What you need to do: Repeat exactly the lines from the start of the entries below through the line containing "CJK KR, Noto". Omit the rest.

Records to use:

━━━━

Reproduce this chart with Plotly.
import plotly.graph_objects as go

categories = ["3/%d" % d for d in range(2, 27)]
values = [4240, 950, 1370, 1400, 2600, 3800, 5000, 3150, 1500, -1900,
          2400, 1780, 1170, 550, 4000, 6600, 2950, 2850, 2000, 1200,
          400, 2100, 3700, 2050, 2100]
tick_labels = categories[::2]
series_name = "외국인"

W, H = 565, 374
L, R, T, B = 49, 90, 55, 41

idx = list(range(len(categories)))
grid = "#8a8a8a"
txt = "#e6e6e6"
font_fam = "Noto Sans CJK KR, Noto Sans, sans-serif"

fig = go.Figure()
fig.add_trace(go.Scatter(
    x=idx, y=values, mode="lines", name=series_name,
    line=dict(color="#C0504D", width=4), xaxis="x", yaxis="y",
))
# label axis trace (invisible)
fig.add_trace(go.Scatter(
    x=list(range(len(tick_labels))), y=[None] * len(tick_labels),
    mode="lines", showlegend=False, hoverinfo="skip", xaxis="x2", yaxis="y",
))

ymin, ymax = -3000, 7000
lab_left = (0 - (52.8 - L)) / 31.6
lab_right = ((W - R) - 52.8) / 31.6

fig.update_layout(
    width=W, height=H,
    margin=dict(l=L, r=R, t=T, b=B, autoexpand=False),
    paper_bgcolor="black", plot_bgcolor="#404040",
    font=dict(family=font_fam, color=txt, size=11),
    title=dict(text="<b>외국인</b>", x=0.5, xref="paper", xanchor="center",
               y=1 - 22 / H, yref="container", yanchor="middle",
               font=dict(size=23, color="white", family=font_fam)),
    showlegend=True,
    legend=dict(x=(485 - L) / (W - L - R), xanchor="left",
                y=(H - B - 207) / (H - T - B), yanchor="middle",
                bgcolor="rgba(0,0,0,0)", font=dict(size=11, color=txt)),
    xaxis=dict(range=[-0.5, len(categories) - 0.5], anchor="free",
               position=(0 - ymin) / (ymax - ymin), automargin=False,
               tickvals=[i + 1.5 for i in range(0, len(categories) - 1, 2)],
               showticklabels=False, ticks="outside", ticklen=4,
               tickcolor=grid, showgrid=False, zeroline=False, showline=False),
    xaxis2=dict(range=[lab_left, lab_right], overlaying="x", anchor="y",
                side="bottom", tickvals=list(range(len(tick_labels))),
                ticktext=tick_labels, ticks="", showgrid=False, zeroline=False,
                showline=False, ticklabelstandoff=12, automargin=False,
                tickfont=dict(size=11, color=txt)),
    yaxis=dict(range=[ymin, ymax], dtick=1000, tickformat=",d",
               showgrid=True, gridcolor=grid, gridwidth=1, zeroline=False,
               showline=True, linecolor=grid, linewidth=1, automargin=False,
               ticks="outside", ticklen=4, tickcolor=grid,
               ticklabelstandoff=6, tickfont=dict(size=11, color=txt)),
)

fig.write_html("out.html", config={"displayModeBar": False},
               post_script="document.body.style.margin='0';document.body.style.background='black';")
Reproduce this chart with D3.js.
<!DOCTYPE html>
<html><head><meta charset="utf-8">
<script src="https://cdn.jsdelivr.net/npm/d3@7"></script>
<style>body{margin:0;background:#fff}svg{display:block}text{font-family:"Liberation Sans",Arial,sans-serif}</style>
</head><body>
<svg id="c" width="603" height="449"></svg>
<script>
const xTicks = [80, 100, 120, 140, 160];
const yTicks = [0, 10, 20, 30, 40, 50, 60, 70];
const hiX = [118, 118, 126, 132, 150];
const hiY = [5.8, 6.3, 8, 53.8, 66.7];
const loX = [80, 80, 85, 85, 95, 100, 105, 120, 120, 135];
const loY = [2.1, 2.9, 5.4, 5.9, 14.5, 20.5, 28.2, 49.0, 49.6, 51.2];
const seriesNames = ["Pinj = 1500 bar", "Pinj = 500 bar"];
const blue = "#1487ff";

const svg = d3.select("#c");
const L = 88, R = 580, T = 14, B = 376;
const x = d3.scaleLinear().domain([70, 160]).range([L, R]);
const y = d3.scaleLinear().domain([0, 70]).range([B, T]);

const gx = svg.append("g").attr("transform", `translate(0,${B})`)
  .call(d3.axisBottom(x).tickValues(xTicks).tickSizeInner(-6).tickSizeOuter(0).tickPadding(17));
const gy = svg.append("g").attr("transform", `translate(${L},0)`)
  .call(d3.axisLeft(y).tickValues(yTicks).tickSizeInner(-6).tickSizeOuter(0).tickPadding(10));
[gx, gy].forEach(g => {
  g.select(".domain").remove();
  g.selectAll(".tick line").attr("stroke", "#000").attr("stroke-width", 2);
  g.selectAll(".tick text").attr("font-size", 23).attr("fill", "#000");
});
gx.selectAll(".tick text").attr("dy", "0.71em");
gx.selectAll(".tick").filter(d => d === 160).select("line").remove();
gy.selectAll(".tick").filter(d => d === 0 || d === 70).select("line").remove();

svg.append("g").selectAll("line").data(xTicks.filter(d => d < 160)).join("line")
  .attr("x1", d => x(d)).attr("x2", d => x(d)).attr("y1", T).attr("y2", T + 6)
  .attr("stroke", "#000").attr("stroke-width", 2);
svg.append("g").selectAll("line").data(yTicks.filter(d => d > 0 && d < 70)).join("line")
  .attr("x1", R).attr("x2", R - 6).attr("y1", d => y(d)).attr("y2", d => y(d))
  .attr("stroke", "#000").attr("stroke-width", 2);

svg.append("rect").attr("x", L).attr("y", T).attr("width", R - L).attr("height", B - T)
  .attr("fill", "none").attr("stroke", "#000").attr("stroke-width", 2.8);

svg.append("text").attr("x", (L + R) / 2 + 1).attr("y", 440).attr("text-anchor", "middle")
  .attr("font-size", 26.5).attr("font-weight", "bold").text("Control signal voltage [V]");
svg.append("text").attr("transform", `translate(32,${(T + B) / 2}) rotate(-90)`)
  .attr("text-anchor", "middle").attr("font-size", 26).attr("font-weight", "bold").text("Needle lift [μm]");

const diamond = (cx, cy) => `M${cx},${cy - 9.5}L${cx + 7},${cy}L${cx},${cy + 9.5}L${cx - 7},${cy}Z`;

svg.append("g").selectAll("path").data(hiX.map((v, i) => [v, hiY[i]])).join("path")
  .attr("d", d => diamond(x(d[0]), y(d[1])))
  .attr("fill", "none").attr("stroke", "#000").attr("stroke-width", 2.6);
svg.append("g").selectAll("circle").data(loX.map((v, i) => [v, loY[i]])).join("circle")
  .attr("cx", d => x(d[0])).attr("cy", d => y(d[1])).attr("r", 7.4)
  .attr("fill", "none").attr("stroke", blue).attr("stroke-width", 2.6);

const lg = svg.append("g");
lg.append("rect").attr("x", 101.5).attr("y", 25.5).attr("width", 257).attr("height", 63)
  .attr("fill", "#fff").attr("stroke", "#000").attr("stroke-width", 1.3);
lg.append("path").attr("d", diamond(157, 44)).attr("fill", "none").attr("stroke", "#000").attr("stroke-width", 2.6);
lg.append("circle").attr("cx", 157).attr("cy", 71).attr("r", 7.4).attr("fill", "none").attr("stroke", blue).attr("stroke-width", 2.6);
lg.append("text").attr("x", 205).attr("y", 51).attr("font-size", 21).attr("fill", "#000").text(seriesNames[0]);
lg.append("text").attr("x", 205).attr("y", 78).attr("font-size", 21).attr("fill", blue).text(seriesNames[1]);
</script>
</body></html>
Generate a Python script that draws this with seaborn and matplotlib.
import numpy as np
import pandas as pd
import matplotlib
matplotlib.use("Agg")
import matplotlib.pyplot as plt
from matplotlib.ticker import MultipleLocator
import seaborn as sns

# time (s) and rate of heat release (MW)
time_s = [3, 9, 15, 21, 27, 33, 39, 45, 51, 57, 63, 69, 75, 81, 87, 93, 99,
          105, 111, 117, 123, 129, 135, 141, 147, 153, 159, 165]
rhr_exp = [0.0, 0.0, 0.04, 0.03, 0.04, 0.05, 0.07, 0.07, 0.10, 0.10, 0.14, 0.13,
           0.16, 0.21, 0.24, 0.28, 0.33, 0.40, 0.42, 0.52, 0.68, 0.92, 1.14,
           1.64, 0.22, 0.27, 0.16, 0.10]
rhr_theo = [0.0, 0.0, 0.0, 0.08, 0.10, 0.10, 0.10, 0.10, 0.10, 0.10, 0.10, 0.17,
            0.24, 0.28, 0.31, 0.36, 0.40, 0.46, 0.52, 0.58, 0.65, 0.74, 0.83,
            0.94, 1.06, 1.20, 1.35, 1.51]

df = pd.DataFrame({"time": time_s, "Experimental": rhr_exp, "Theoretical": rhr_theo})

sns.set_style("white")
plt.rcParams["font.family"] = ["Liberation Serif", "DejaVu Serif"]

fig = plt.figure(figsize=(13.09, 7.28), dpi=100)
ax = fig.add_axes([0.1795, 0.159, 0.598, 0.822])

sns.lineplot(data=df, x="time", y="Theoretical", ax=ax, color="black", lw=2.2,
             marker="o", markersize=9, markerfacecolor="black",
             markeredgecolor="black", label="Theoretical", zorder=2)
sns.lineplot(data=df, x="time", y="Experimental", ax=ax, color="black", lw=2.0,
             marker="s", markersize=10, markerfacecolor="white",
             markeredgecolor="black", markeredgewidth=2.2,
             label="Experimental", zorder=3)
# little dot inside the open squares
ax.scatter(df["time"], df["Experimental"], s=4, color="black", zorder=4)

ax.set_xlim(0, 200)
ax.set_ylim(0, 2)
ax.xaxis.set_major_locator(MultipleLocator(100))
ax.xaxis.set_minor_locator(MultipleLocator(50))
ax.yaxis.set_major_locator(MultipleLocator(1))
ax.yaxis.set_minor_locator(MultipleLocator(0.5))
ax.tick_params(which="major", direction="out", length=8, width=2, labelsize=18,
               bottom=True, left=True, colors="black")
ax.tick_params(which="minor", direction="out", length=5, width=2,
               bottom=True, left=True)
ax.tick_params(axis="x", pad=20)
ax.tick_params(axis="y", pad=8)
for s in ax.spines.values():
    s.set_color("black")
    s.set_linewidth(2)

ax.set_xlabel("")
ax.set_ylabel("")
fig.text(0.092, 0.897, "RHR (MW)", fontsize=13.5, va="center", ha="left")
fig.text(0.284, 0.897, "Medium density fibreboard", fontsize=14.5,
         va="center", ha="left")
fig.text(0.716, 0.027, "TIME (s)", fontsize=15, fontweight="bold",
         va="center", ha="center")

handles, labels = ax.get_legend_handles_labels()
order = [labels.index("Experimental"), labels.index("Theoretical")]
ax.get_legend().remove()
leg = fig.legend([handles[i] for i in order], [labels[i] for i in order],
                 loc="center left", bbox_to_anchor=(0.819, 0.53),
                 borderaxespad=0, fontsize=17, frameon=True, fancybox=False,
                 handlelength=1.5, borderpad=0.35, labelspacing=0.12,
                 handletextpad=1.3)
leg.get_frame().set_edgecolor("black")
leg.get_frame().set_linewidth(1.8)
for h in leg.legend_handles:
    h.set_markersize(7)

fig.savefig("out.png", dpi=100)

━━━━

Reply to the exercise:
Reproduce this chart with Plotly.
import plotly.graph_objects as go

categories = ["3/%d" % d for d in range(2, 27)]
values = [4240, 950, 1370, 1400, 2600, 3800, 5000, 3150, 1500, -1900,
          2400, 1780, 1170, 550, 4000, 6600, 2950, 2850, 2000, 1200,
          400, 2100, 3700, 2050, 2100]
tick_labels = categories[::2]
series_name = "외국인"

W, H = 565, 374
L, R, T, B = 49, 90, 55, 41

idx = list(range(len(categories)))
grid = "#8a8a8a"
txt = "#e6e6e6"
font_fam = "Noto Sans CJK KR, Noto Sans, sans-serif"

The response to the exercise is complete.